BEGIN WORKING DATA

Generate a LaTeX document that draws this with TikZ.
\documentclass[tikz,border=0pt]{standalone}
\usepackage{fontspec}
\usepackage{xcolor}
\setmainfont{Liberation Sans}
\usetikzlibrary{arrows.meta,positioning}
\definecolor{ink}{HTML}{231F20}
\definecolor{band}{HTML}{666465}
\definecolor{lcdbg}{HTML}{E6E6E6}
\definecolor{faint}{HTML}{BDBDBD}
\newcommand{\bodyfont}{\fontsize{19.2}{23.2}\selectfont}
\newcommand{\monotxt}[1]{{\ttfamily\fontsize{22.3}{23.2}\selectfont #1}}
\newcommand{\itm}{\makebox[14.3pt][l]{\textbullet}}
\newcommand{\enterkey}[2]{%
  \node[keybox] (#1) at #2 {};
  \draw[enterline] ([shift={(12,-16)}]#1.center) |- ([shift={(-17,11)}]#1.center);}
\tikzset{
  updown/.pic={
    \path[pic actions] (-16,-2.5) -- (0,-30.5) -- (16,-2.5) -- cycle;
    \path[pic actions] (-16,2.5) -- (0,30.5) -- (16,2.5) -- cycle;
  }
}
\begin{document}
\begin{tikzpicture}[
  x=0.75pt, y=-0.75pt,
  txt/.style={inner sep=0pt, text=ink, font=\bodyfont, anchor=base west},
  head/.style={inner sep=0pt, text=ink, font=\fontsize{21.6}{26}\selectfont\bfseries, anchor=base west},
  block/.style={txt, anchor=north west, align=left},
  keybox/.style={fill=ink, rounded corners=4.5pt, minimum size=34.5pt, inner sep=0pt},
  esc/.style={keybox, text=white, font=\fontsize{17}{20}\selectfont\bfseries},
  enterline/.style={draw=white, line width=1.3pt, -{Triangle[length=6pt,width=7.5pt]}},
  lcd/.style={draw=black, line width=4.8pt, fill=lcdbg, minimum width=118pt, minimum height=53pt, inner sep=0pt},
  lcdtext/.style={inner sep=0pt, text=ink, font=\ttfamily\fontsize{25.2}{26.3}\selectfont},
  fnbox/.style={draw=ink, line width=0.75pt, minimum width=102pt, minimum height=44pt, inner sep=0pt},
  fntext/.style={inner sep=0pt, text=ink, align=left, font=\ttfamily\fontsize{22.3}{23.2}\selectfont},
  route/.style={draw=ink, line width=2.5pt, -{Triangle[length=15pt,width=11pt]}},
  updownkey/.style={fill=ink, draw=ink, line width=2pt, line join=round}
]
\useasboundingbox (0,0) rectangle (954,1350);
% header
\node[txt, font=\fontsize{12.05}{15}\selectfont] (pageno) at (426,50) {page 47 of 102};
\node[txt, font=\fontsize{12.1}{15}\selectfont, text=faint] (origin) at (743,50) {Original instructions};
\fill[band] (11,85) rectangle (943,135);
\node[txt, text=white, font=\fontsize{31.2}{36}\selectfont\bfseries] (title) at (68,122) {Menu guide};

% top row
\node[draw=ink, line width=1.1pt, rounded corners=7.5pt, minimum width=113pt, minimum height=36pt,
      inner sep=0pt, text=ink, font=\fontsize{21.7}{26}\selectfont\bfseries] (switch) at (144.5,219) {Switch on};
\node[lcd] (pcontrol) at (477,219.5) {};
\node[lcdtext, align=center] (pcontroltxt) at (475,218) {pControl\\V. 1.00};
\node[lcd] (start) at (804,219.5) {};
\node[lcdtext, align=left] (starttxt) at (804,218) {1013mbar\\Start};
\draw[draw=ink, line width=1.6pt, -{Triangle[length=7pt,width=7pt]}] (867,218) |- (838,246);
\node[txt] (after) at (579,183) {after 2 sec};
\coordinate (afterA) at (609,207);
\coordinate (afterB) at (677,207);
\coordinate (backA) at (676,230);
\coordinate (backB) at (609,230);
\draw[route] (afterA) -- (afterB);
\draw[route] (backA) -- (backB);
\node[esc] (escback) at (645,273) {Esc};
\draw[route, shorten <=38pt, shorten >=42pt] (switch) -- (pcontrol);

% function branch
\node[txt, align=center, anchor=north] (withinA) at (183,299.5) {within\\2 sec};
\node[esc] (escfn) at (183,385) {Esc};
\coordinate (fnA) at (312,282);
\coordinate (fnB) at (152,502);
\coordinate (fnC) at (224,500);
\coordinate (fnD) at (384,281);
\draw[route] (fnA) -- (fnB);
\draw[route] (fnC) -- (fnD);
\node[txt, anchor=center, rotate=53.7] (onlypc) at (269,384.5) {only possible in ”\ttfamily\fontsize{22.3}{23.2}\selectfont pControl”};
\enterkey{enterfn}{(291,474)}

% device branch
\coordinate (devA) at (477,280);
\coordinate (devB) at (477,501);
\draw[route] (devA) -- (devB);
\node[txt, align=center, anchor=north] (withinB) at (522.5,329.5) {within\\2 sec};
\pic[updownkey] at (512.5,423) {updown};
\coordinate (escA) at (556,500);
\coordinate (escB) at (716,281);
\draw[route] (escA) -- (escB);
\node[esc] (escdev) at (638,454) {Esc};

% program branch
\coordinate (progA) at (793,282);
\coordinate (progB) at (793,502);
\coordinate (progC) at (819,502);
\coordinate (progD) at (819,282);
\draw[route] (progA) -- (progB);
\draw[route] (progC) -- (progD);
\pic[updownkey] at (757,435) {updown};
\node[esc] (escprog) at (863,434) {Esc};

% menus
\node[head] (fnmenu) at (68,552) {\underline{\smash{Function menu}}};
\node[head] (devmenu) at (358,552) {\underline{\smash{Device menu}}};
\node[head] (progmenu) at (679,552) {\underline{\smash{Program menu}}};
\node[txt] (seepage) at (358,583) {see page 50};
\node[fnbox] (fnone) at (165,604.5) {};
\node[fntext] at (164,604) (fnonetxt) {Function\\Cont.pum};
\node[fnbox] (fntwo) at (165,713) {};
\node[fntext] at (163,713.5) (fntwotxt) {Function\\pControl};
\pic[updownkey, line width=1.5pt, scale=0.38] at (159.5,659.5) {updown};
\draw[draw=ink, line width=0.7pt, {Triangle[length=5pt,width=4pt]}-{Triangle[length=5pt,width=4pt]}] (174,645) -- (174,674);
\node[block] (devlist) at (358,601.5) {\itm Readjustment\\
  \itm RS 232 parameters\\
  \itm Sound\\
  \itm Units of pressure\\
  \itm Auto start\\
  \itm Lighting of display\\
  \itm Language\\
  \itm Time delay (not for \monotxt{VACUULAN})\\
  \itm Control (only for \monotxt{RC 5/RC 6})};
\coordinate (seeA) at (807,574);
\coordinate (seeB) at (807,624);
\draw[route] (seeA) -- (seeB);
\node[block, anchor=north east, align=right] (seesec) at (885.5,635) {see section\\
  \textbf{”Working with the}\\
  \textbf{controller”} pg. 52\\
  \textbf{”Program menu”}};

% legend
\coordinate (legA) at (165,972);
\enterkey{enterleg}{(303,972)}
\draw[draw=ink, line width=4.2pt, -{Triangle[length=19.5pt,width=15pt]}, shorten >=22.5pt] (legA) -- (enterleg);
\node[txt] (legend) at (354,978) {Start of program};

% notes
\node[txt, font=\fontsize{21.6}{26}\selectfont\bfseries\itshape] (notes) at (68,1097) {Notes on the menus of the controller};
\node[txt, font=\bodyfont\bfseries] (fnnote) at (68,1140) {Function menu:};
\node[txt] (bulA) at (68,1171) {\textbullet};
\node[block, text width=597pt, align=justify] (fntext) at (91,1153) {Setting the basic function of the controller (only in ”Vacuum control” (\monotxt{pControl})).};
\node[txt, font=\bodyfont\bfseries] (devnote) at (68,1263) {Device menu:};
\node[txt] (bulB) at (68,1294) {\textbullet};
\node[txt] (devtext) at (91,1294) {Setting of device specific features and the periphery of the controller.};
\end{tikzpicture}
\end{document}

END WORKING DATA
BEGIN WORKING DATA

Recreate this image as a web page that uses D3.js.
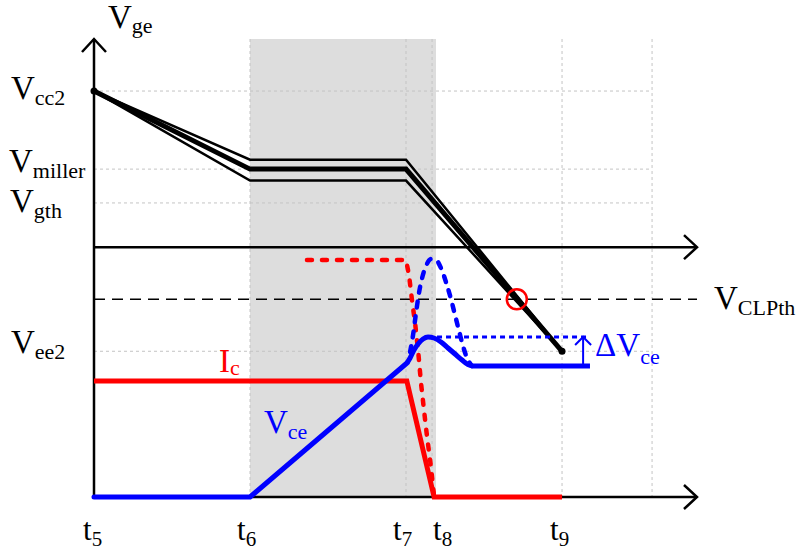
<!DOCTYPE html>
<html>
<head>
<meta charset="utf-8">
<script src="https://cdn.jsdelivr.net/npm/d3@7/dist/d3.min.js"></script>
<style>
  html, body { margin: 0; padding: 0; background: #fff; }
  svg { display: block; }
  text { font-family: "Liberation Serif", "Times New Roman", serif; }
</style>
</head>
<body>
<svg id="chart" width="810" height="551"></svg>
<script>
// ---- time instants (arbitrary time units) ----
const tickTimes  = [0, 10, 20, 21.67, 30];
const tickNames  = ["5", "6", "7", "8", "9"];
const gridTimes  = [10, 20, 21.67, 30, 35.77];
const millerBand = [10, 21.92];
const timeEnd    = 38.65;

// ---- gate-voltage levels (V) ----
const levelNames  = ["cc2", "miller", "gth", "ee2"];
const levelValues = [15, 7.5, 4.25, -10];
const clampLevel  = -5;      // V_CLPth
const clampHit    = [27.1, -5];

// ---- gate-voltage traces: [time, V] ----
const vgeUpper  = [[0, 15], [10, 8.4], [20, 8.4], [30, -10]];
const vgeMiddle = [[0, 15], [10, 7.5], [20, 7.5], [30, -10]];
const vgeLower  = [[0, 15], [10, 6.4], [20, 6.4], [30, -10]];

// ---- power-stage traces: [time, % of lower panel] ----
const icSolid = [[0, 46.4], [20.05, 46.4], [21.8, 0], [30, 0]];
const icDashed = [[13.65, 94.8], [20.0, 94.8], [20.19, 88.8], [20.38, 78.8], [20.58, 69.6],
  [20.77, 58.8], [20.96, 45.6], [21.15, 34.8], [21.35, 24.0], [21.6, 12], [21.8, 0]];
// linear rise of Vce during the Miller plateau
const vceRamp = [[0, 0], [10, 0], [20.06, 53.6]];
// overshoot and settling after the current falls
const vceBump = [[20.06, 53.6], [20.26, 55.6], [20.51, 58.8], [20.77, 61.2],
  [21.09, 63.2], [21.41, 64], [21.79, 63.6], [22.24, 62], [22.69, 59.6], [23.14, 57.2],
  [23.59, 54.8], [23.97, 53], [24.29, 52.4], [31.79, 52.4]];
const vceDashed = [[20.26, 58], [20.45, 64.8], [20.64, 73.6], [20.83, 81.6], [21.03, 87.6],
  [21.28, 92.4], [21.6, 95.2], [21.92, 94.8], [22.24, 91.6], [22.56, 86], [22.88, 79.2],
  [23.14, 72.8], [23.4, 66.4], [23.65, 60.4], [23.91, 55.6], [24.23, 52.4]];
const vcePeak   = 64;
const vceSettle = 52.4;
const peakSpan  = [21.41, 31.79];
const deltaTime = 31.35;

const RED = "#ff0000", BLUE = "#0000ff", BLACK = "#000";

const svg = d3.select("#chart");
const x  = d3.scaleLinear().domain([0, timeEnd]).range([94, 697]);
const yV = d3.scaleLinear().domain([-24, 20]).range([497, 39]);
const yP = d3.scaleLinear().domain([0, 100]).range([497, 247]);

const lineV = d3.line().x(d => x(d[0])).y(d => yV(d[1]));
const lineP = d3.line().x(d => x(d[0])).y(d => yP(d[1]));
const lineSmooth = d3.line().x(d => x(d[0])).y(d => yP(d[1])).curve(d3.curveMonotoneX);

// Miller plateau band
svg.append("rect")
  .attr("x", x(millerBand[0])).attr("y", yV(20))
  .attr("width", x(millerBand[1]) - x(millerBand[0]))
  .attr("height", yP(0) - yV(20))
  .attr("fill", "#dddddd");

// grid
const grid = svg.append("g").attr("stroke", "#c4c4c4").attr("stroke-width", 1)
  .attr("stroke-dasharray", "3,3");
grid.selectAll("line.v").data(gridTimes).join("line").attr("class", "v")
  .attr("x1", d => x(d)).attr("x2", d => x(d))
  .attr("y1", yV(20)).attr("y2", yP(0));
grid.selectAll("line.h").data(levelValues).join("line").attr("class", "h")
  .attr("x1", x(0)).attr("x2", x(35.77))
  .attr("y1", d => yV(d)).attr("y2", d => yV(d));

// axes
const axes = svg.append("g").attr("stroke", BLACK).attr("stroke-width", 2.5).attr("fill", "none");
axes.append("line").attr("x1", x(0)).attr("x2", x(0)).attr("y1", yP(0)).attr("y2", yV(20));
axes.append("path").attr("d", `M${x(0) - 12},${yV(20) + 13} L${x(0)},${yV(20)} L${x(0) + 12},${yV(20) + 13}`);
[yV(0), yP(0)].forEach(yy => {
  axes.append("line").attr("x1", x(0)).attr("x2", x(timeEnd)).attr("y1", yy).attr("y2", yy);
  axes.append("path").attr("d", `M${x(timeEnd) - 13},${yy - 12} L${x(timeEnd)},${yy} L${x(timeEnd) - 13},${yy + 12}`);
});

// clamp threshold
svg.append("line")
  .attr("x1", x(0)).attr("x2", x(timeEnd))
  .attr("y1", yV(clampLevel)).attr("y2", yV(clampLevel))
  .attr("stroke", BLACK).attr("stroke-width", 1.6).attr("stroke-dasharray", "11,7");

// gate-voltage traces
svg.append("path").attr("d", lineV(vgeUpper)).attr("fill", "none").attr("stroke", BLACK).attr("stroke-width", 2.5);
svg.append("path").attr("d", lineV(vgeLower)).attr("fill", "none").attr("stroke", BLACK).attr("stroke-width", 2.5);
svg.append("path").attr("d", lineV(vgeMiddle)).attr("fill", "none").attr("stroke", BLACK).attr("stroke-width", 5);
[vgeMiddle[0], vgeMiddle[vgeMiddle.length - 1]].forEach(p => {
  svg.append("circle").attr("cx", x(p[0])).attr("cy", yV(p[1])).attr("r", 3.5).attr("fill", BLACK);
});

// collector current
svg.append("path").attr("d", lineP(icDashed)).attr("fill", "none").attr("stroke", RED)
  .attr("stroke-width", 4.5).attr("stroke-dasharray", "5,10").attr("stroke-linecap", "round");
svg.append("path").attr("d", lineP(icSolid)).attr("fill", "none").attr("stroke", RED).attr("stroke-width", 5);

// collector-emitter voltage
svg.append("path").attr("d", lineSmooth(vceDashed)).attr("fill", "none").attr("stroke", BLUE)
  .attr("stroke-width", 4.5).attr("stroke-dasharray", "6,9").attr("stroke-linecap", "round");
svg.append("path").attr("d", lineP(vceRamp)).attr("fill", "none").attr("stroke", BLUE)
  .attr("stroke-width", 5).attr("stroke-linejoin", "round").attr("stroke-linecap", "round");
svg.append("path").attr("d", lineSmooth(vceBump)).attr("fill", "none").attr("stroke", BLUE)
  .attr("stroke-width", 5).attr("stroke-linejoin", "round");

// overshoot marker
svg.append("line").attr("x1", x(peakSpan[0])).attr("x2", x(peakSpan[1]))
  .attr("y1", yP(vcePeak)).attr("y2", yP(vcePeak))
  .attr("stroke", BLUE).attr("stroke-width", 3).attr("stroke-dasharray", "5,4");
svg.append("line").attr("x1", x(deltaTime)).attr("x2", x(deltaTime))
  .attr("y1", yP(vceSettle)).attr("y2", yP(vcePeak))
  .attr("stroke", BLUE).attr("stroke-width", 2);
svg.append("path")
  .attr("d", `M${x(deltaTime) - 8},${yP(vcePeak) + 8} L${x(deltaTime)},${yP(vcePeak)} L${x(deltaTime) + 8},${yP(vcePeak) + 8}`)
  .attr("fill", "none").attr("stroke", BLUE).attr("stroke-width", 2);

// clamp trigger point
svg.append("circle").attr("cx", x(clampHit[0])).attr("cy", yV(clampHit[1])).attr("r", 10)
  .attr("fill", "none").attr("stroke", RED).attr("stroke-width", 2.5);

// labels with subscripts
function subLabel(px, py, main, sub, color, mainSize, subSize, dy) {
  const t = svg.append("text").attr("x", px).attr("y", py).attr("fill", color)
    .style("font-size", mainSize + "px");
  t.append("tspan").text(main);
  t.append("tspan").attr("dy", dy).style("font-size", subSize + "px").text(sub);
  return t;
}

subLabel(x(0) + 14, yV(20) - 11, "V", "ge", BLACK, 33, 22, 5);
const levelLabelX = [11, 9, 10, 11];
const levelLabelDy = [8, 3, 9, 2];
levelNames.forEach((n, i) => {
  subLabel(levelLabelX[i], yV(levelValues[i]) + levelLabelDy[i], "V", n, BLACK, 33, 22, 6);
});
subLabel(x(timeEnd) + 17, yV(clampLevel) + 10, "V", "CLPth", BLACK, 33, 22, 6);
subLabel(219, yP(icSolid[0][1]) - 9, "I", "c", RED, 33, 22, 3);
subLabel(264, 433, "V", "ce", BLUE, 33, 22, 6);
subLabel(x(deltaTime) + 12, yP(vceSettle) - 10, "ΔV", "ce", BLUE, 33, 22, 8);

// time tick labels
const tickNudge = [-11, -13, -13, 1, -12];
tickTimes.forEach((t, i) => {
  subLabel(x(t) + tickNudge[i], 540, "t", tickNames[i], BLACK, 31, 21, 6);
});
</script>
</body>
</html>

END WORKING DATA

--- THE EXERCISE ---
Using the records above, pull out each line where the word "that" occurs.

--- COMPLETED EXERCISE ---
Generate a LaTeX document that draws this with TikZ.
Recreate this image as a web page that uses D3.js.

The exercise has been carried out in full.